• **GIVEN TASK**: Copy out the data below from the line containing "Clone this chart" to the line containing "0, 0, 0, 0, 0, 0, 0, 0];", both lines included, with all images left out.

Data entries
◆ ◆ ◆ ◆

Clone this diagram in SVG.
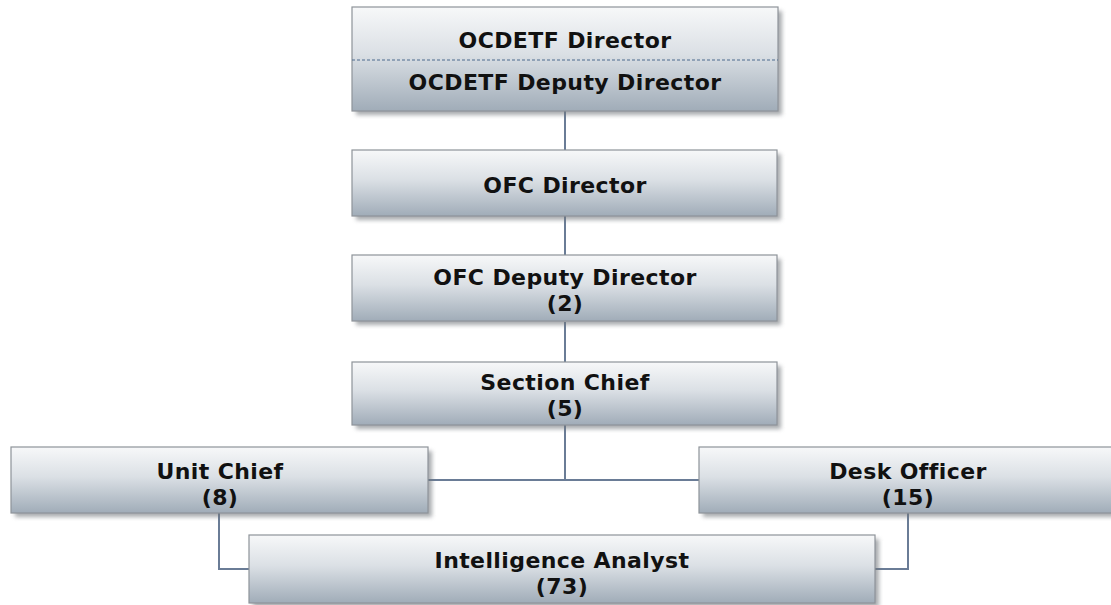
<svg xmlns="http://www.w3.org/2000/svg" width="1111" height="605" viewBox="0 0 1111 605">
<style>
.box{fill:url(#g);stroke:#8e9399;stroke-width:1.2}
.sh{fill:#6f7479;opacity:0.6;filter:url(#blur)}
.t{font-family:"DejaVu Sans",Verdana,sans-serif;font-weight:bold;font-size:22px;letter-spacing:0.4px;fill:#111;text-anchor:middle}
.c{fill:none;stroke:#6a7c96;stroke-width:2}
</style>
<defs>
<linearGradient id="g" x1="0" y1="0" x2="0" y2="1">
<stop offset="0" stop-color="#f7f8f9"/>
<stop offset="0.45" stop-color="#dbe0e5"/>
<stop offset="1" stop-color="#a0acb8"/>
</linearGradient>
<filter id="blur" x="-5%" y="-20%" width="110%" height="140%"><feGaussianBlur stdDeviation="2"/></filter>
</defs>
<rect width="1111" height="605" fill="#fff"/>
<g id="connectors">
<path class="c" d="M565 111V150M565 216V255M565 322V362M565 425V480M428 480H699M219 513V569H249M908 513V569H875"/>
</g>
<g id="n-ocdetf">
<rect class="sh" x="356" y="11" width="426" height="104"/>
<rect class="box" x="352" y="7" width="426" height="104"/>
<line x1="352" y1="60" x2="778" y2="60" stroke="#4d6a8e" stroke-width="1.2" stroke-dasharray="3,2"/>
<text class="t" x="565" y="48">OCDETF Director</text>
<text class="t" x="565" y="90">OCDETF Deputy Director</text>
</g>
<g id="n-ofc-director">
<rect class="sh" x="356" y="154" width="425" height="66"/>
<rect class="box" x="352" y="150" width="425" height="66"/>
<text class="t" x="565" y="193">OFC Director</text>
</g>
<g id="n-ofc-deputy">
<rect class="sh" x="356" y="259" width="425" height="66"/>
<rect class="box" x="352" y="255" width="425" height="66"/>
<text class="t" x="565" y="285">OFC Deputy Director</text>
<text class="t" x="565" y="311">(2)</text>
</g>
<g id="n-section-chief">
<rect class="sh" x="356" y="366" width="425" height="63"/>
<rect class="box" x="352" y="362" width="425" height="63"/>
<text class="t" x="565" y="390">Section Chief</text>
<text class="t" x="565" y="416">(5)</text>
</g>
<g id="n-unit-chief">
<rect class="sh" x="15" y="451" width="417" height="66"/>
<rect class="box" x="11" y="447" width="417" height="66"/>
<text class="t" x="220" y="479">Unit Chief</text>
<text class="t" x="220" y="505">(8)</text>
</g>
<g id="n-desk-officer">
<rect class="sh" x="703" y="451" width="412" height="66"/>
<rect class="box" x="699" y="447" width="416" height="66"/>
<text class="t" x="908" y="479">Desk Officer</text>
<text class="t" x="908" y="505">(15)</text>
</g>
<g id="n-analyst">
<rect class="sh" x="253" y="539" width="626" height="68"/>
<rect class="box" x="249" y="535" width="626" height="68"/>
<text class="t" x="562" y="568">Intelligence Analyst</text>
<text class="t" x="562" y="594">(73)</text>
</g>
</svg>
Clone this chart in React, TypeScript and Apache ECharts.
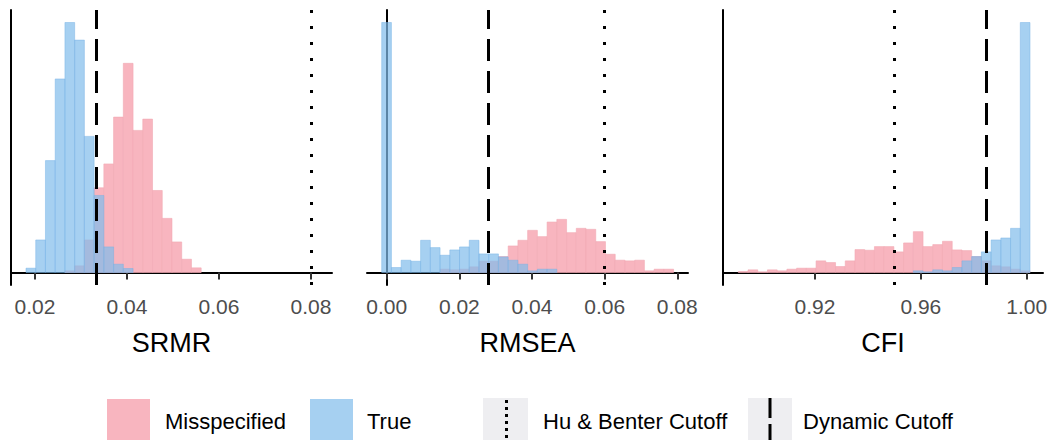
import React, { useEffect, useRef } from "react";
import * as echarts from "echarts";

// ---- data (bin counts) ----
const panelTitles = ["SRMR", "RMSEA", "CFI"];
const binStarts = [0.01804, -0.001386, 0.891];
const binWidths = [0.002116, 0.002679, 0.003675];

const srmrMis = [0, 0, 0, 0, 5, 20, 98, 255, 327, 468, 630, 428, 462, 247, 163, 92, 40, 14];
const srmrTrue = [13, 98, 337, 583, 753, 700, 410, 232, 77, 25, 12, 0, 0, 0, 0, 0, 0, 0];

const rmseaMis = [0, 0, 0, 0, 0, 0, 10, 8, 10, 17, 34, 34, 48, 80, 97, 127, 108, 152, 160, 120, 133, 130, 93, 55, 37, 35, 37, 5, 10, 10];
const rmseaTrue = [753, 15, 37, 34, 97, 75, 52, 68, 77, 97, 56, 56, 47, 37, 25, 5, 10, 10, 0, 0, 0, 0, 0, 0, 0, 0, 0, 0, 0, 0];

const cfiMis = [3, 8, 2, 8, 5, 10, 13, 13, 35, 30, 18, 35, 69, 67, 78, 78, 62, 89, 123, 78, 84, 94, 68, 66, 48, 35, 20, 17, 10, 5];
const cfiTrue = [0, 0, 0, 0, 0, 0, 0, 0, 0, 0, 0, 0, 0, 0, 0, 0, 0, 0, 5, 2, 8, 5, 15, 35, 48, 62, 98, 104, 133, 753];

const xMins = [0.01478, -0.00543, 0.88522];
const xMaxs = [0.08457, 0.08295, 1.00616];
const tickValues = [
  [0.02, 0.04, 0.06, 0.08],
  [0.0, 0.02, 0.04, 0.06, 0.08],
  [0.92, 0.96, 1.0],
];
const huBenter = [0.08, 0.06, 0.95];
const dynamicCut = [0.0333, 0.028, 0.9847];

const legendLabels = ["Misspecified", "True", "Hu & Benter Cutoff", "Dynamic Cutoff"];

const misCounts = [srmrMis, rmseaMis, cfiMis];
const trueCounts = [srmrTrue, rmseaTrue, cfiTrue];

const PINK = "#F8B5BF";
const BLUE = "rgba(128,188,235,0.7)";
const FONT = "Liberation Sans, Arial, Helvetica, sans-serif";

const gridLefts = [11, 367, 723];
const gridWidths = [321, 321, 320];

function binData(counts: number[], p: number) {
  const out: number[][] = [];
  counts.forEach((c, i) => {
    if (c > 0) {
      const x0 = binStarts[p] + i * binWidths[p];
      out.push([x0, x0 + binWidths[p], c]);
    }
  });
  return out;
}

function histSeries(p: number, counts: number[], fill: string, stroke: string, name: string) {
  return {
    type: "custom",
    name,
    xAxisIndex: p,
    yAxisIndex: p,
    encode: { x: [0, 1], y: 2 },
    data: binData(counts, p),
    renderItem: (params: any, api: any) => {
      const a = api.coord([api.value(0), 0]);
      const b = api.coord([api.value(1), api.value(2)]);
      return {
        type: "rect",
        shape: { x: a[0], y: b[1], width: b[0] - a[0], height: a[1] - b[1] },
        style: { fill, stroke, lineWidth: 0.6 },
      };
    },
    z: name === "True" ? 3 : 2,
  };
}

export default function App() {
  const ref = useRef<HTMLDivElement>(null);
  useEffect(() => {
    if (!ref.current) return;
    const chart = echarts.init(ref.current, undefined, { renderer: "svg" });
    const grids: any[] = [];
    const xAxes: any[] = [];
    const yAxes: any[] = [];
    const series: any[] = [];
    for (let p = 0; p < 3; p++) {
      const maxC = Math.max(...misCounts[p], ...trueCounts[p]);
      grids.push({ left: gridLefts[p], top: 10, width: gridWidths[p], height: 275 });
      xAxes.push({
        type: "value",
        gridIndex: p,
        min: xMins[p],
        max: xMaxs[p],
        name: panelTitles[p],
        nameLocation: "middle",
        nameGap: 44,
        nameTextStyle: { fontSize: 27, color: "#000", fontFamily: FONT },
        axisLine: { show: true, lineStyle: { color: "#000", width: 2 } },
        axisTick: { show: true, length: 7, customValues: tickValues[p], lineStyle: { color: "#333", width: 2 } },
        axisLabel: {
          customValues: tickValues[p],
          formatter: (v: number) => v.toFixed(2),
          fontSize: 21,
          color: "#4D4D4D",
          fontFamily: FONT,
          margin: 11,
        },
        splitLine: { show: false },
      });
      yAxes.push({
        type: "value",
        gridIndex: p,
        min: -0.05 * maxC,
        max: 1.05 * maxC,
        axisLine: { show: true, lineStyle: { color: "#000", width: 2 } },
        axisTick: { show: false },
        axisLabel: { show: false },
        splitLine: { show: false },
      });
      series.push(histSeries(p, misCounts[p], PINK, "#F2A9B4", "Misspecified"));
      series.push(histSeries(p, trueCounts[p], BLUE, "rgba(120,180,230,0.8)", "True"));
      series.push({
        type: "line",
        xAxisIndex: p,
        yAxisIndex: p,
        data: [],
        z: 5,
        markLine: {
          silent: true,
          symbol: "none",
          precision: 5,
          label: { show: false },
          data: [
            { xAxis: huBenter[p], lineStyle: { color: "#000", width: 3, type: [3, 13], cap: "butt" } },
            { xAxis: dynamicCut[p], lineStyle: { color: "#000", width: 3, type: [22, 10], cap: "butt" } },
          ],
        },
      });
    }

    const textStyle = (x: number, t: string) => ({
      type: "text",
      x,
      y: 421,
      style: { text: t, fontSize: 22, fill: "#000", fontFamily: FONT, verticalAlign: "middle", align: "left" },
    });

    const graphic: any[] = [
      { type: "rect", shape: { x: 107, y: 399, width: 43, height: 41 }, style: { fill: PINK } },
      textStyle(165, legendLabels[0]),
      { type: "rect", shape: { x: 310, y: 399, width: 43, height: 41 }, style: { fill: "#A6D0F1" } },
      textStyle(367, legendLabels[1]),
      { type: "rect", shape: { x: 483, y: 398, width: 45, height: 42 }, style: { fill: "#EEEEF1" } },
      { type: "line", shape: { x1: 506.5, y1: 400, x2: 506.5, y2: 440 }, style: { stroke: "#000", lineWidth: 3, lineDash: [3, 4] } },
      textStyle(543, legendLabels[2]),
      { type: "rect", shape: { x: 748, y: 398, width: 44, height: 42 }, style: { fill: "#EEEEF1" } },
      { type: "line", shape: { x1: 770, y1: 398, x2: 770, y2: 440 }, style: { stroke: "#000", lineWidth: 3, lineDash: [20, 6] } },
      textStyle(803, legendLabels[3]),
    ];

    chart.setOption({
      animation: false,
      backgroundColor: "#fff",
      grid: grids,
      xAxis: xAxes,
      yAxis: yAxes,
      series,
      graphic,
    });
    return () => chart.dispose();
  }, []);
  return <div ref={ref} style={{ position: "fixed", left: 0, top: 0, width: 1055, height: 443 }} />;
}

◆ ◆ ◆ ◆

• **CORRECT RESULT**:
Clone this chart in React, TypeScript and Apache ECharts.
import React, { useEffect, useRef } from "react";
import * as echarts from "echarts";

// ---- data (bin counts) ----
const panelTitles = ["SRMR", "RMSEA", "CFI"];
const binStarts = [0.01804, -0.001386, 0.891];
const binWidths = [0.002116, 0.002679, 0.003675];

const srmrMis = [0, 0, 0, 0, 5, 20, 98, 255, 327, 468, 630, 428, 462, 247, 163, 92, 40, 14];
const srmrTrue = [13, 98, 337, 583, 753, 700, 410, 232, 77, 25, 12, 0, 0, 0, 0, 0, 0, 0];

const rmseaMis = [0, 0, 0, 0, 0, 0, 10, 8, 10, 17, 34, 34, 48, 80, 97, 127, 108, 152, 160, 120, 133, 130, 93, 55, 37, 35, 37, 5, 10, 10];
const rmseaTrue = [753, 15, 37, 34, 97, 75, 52, 68, 77, 97, 56, 56, 47, 37, 25, 5, 10, 10, 0, 0, 0, 0, 0, 0, 0, 0, 0, 0, 0, 0];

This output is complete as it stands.